- [TASK DESCRIPTION]: List all the lines in these records that hold "this".

(Rows from a dataset of charts and code)

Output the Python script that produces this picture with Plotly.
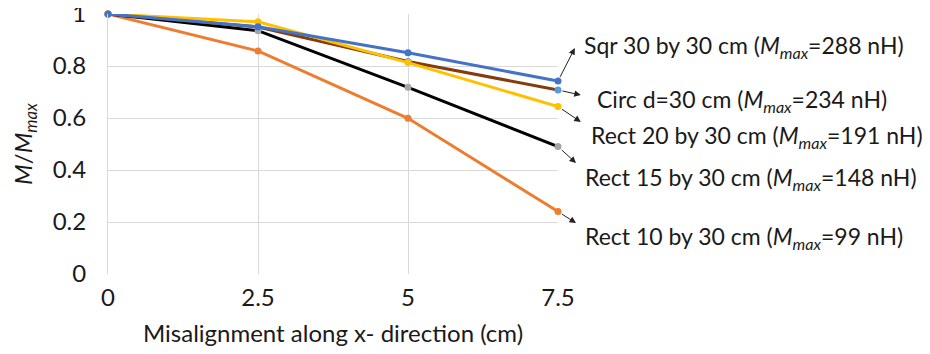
import plotly.graph_objects as go

x_vals = [0, 2.5, 5, 7.5]
x_ticks = [0, 2.5, 5, 7.5]
x_tick_text = ["0", "2.5", "5", "7.5"]
y_ticks = [0, 0.2, 0.4, 0.6, 0.8, 1]
y_tick_text = ["0", "0.2", "0.4", "0.6", "0.8", "1"]

sqr_30x30 = [1.0, 0.951, 0.851, 0.742]
circ_d30 = [1.0, 0.950, 0.817, 0.708]
rect_20x30 = [1.0, 0.970, 0.813, 0.644]
rect_15x30 = [1.0, 0.936, 0.718, 0.490]
rect_10x30 = [1.0, 0.858, 0.599, 0.240]

labels = [
    "Sqr 30 by 30 cm (<i>M</i><sub><i>max</i></sub>=288 nH)",
    "Circ d=30 cm (<i>M</i><sub><i>max</i></sub>=234 nH)",
    "Rect 20 by 30 cm (<i>M</i><sub><i>max</i></sub>=191 nH)",
    "Rect 15 by 30 cm (<i>M</i><sub><i>max</i></sub>=148 nH)",
    "Rect 10 by 30 cm (<i>M</i><sub><i>max</i></sub>=99 nH)",
]
# arrow tips (data coords) and label positions (paper coords)
label_tip_x = [7.78, 7.88, 7.88, 7.8, 7.8]
label_tip_y = [0.869, 0.688, 0.585, 0.427, 0.196]
label_x = [1.053, 1.082, 1.069, 1.056, 1.056]
label_y = [0.874, 0.669, 0.53, 0.368, 0.14]

series = [
    ("Rect 10", rect_10x30, "#ED7D31", "#ED7D31"),
    ("Rect 15", rect_15x30, "#000000", "#A5A5A5"),
    ("Circ", circ_d30, "#843C0C", "#5B9BD5"),
    ("Rect 20", rect_20x30, "#FFC000", "#FFC000"),
    ("Sqr", sqr_30x30, "#4472C4", "#4472C4"),
]
end_vals = [sqr_30x30[-1], circ_d30[-1], rect_20x30[-1], rect_15x30[-1], rect_10x30[-1]]

fig = go.Figure()
for name, ys, lc, mc in series:
    fig.add_trace(go.Scatter(
        x=x_vals, y=ys, mode="lines+markers", name=name,
        line=dict(color=lc, width=3),
        marker=dict(color=mc, size=7),
        cliponaxis=False,
    ))

font_family = "Lato, 'Open Sans', sans-serif"
text_color = "#1a1a1a"

for i, txt in enumerate(labels):
    fig.add_annotation(
        x=label_tip_x[i], y=label_tip_y[i], xref="x", yref="y",
        ax=7.5, ay=end_vals[i], axref="x", ayref="y",
        text="", showarrow=True, arrowhead=2, arrowsize=1.3, arrowwidth=1,
        arrowcolor="#222222", standoff=0, startstandoff=3,
    )
    fig.add_annotation(
        x=label_x[i], y=label_y[i], xref="paper", yref="paper",
        text=txt, showarrow=False, xanchor="left", yanchor="middle",
        font=dict(size=23, color=text_color, family=font_family),
    )

fig.update_layout(
    width=922, height=346,
    margin=dict(l=100, r=372, t=6, b=80),
    paper_bgcolor="white", plot_bgcolor="white",
    showlegend=False,
    font=dict(family=font_family, size=24, color=text_color),
    xaxis=dict(
        range=[0, 7.5], tickvals=x_ticks, ticktext=x_tick_text,
        showgrid=True, gridcolor="#D9D9D9", gridwidth=1,
        zeroline=False, showline=False, automargin=False,
        ticks="outside", ticklen=2, tickcolor="rgba(0,0,0,0)",
        tickfont=dict(size=24), ticklabeloverflow="allow",
        title=dict(text="Misalignment along x- direction (cm)", font=dict(size=24), standoff=15),
    ),
    yaxis=dict(
        range=[0, 1], tickvals=y_ticks, ticktext=y_tick_text,
        showgrid=True, gridcolor="#D9D9D9", gridwidth=1,
        zeroline=False, showline=True, linecolor="#D9D9D9", automargin=False,
        ticks="outside", ticklen=16, tickcolor="rgba(0,0,0,0)",
        tickfont=dict(size=24), ticklabeloverflow="allow",
        title=dict(text="<i>M</i>/<i>M</i><sub><i>max</i></sub>", font=dict(size=24), standoff=13),
    ),
)

fig.write_html("out.html")
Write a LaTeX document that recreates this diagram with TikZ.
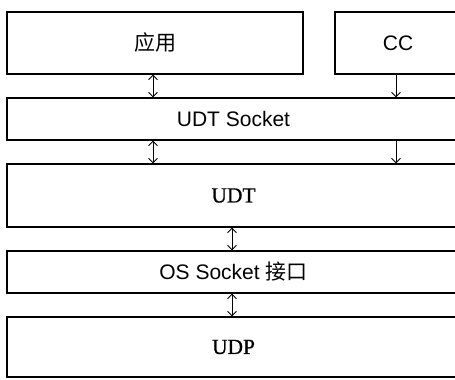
\documentclass[tikz,border=0pt]{standalone}
\usepackage{fontspec}
\setmainfont[FakeBold=0.8,AutoFakeBold=0.8]{Liberation Serif}
\setsansfont{Liberation Sans}
\newfontfamily\cjk{Noto Sans CJK SC}
\usetikzlibrary{arrows.meta}
\begin{document}
\begin{tikzpicture}[x=1bp,y=-1bp,
  layer/.style={draw=black,line width=1.3bp,inner sep=0pt,anchor=center},
  sanslbl/.style={font=\sffamily\fontsize{21bp}{25bp}\selectfont},
  seriflbl/.style={font=\rmfamily\fontsize{21.5bp}{25bp}\selectfont},
  conn/.style={line width=0.8bp,{Straight Barb[length=4.5bp,width=9bp]}-{Straight Barb[length=4.5bp,width=9bp]}},
  down/.style={line width=0.8bp,-{Straight Barb[length=4.5bp,width=9bp]}}]
\useasboundingbox (0,0) rectangle (455,379);
\clip (0,0) rectangle (455,379);
\node[layer,sanslbl,minimum width=296bp,minimum height=62bp] (app) at (155,43) {\cjk 应用};
\node[layer,sanslbl,minimum width=126bp,minimum height=62bp] (cc) at (398,43) {CC};
\node[layer,sanslbl,minimum width=453bp,minimum height=42bp] (udts) at (233.5,119) {UDT Socket};
\node[layer,seriflbl,minimum width=453bp,minimum height=63bp] (udt) at (233.5,195.5) {UDT};
\node[layer,sanslbl,minimum width=453bp,minimum height=42bp] (os) at (233.5,272) {OS Socket {\cjk 接口}};
\node[layer,seriflbl,minimum width=453bp,minimum height=60bp] (udp) at (233.5,347) {UDP};
\coordinate (xl) at (153,0);
\coordinate (xr) at (396,0);
\coordinate (xm) at (232,0);
\draw[conn] (app.south -| xl) -- (udts.north -| xl);
\draw[down] (cc.south -| xr) -- (udts.north -| xr);
\draw[conn] (udts.south -| xl) -- (udt.north -| xl);
\draw[down] (udts.south -| xr) -- (udt.north -| xr);
\draw[conn] (udt.south -| xm) -- (os.north -| xm);
\draw[conn] (os.south -| xm) -- (udp.north -| xm);
\end{tikzpicture}
\end{document}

- [FULL RESPONSE]:
Output the Python script that produces this picture with Plotly.
Write a LaTeX document that recreates this diagram with TikZ.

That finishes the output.